Des essais, menés au Gaec de la Petite Prée à Archon soulignent cette problématique. S’il est possible d’atteindre des GMQ de 850 g/j au pâturage avec des veaux nés à l’automne, les veaux Montbéliards croisés présents sur l’exploitation affichent un GMQ avoisinant les 560 g/j. En cause : le parasitisme. « Il faut faire attention à ne pas faire passer les animaux de moins d’un an deux fois au même endroit, préconise le conseiller, et bien nettoyer les prairies avec des vaches plus âgées, voire avec un lot « esclave ». Surveiller la croissance des animaux par des pesées régulières aide aussi à identifier les problèmes et cibler les traitements sur les animaux les plus concernés. »

Construire une filière

Les éleveurs bio valorisent généralement l’intégralité de leurs surfaces fourragères via la production laitière. Produire des veaux sur les exploitations reviendrait à effectuer un arbitrage entre la production de viande et la production laitière, « c’est pour cela que les veaux sont vendus le plus tôt possible », mais pour Bertrand Follet, « il faut créer une filière ». « Si on veut élever les veaux laitières dans la filière bio, il faudra créer un nouveau métier : engraisseur à l’herbe, qui n’existe quasiment pas aujourd’hui. L’objectif est de créer des relations entre naisseurs et engraisseurs pour que chacun puisse exercer ses compétences ». 

Au delà du volet production, la valorisation des veaux laitiers pose question. « Les contrats Herbopack, proposés par le groupe Bigard se développent en conventionnel et montrent qu’il y a une voie pour ce type de produits. C’est assez proche de ce que l’on veut faire en bio, avec pour enjeux supplémentaires la gestion du parasitisme et de la phase lactée ».

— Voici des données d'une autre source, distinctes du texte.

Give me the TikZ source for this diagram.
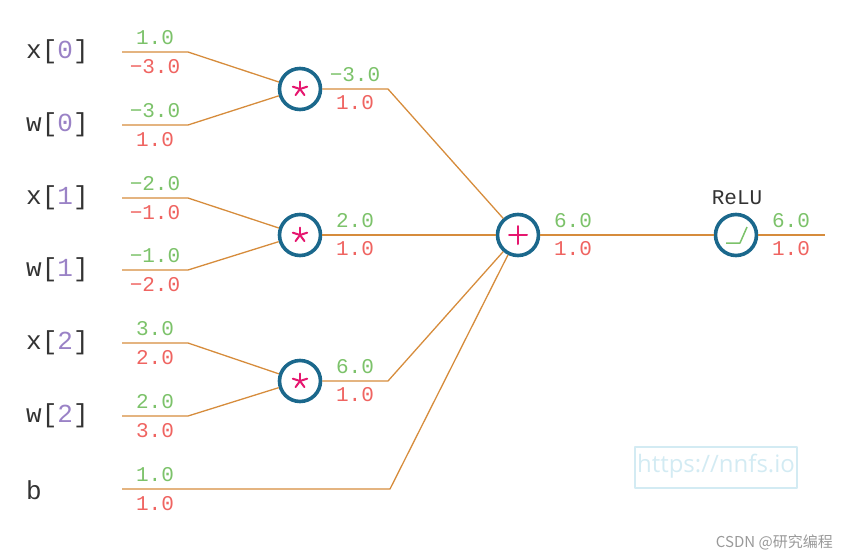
\documentclass[tikz,border=0pt]{standalone}
\usepackage{fontspec}
\setmainfont{Liberation Mono}
\newfontfamily\wmfont{Open Sans}
\newfontfamily\cjkfont{Noto Sans CJK SC}
\definecolor{wireorange}{HTML}{D68C3C}
\definecolor{fwdgreen}{HTML}{7CC26A}
\definecolor{gradred}{HTML}{EF6461}
\definecolor{gateblue}{HTML}{1B688C}
\definecolor{sympink}{HTML}{E6176F}
\definecolor{idxpurple}{HTML}{9A82C6}
\definecolor{lblgray}{HTML}{333333}
\definecolor{wmcyan}{HTML}{D3EBF3}
\newcommand\idx[1]{\textcolor{idxpurple}{#1}}

\begin{document}
\begin{tikzpicture}[x=1pt,y=-1pt,line join=round]
\tikzstyle{gate}=[circle,draw=gateblue,fill=white,line width=3.6pt,minimum size=41pt,inner sep=0pt]
\tikzstyle{wire}=[draw=wireorange,line width=1.3pt]
\tikzstyle{sym}=[draw=sympink,line width=2pt,line cap=round]
\tikzstyle{inlbl}=[anchor=west,inner sep=0pt,text=lblgray,font=\fontsize{26}{26}\selectfont]
\tikzstyle{val}=[inner sep=0pt,font=\fontsize{21}{21}\selectfont]
\tikzstyle{fwd}=[val,text=fwdgreen]
\tikzstyle{grad}=[val,text=gradred]
\useasboundingbox (0,0) rectangle (844,558);

% gates
\node[gate](m0) at (300,89) {};
\node[gate](m1) at (300,235) {};
\node[gate](m2) at (300,381) {};
\node[gate](add) at (518,235) {};
\node[gate](relu) at (736,235) {};
\node[inner sep=0pt,text=lblgray,font=\fontsize{21}{21}\selectfont](rlbl) at (737,198) {ReLU};

% gate symbols
\foreach \g in {m0,m1,m2}
  \foreach \a in {-90,-18,54,126,198}
    \draw[sym] (\g.center) -- +(\a:7.5);
\draw[sym] (add.center) +(-9,0) -- +(9,0) (add.center) +(0,-9) -- +(0,9);
\draw[draw=fwdgreen,line width=1.5pt] (relu.center) +(-10,8) -- +(4,8) -- +(11,-8);

% inputs
\node[inlbl](x0) at (26,52) {x[\idx{0}]};
\node[inlbl](w0) at (26,125) {w[\idx{0}]};
\node[inlbl](x1) at (26,198) {x[\idx{1}]};
\node[inlbl](w1) at (26,270) {w[\idx{1}]};
\node[inlbl](x2) at (26,343) {x[\idx{2}]};
\node[inlbl](w2) at (26,416) {w[\idx{2}]};
\node[inlbl](b) at (26,490) {b};

\coordinate (x0a) at (122,52);  \coordinate (x0k) at (188,52);
\coordinate (w0a) at (122,125); \coordinate (w0k) at (188,125);
\coordinate (x1a) at (122,198); \coordinate (x1k) at (188,198);
\coordinate (w1a) at (122,270); \coordinate (w1k) at (188,270);
\coordinate (x2a) at (122,343); \coordinate (x2k) at (188,343);
\coordinate (w2a) at (122,416); \coordinate (w2k) at (188,416);
\coordinate (ba) at (122,489);  \coordinate (bk) at (390,489);
\coordinate (m0k) at (388,89);
\coordinate (m2k) at (388,381);
\coordinate (out) at (825,235);

\draw[wire] (x0a) -- (x0k) -- (m0);
\draw[wire] (w0a) -- (w0k) -- (m0);
\draw[wire] (x1a) -- (x1k) -- (m1);
\draw[wire] (w1a) -- (w1k) -- (m1);
\draw[wire] (x2a) -- (x2k) -- (m2);
\draw[wire] (w2a) -- (w2k) -- (m2);
\draw[wire] (m0) -- (m0k) -- (add);
\draw[wire] (m1) -- (add);
\draw[wire] (m2) -- (m2k) -- (add);
\draw[wire] (ba) -- (bk) -- (add);
\draw[wire] (add) -- (relu);
\draw[wire] (relu) -- (out);

% forward values and gradients
\node[fwd](x0f) at (155,38) {1.0};   \node[grad](x0g) at (155,67) {−3.0};
\node[fwd](w0f) at (155,111) {−3.0}; \node[grad](w0g) at (155,140) {1.0};
\node[fwd](x1f) at (155,184) {−2.0}; \node[grad](x1g) at (155,213) {−1.0};
\node[fwd](w1f) at (155,256) {−1.0}; \node[grad](w1g) at (155,285) {−2.0};
\node[fwd](x2f) at (155,329) {3.0};  \node[grad](x2g) at (155,358) {2.0};
\node[fwd](w2f) at (155,402) {2.0};  \node[grad](w2g) at (155,431) {3.0};
\node[fwd](bf) at (155,475) {1.0};   \node[grad](bg) at (155,504) {1.0};
\node[fwd](m0f) at (355,75) {−3.0};  \node[grad](m0g) at (355,103) {1.0};
\node[fwd](m1f) at (355,221) {2.0};  \node[grad](m1g) at (355,249) {1.0};
\node[fwd](m2f) at (355,367) {6.0};  \node[grad](m2g) at (355,395) {1.0};
\node[fwd](addf) at (573,221) {6.0}; \node[grad](addg) at (573,249) {1.0};
\node[fwd](reluf) at (791,221) {6.0}; \node[grad](relug) at (791,249) {1.0};

% watermarks
\draw[wmcyan,line width=1.5pt] (635,447) rectangle (797,488);
\node[inner sep=0pt,text=wmcyan,font=\wmfont\fontsize{24}{24}\selectfont](wm) at (716,466) {https://nnfs.io};
\node[anchor=east,inner sep=0pt,text=black!40,font=\cjkfont\fontsize{15}{15}\selectfont](csdn) at (833,542) {CSDN @研究编程};
\end{tikzpicture}
\end{document}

« Des Holstein croisés Angus, les marchands de bestiaux n’en veulent pas parce qu’ils ne connaissent pas la marchandise, il faut trouver d’autres débouchés », note Guillaume Baloche, qui engraisse des veaux croisés qu’il valorise via la filière Herbopack. A l’initiative du groupe Bigard, Herbopack permet de valoriser des animaux croisés issus de la filière conventionnelle (Hereford ou Angus), conduits à l’herbe et abattus entre 24 et 30 mois, avec pour objectif d’avoir des carcasses légères (autour de 260 – 350 kg) et bien finies.

Bio en Hauts-de-France est en phase de démarchage pour structurer la filière. « Est-ce que les prix seront suffisants pour garantir une rémunération correcte des éleveurs ? On ne l’a pas encore tout à fait vérifié. C’est en cours, mais c’est déjà possible de poursuivre la démarche pour que le consommateur se rende compte que nous avons un mode de production très éthique à proposer » conclut Bertrand Follet.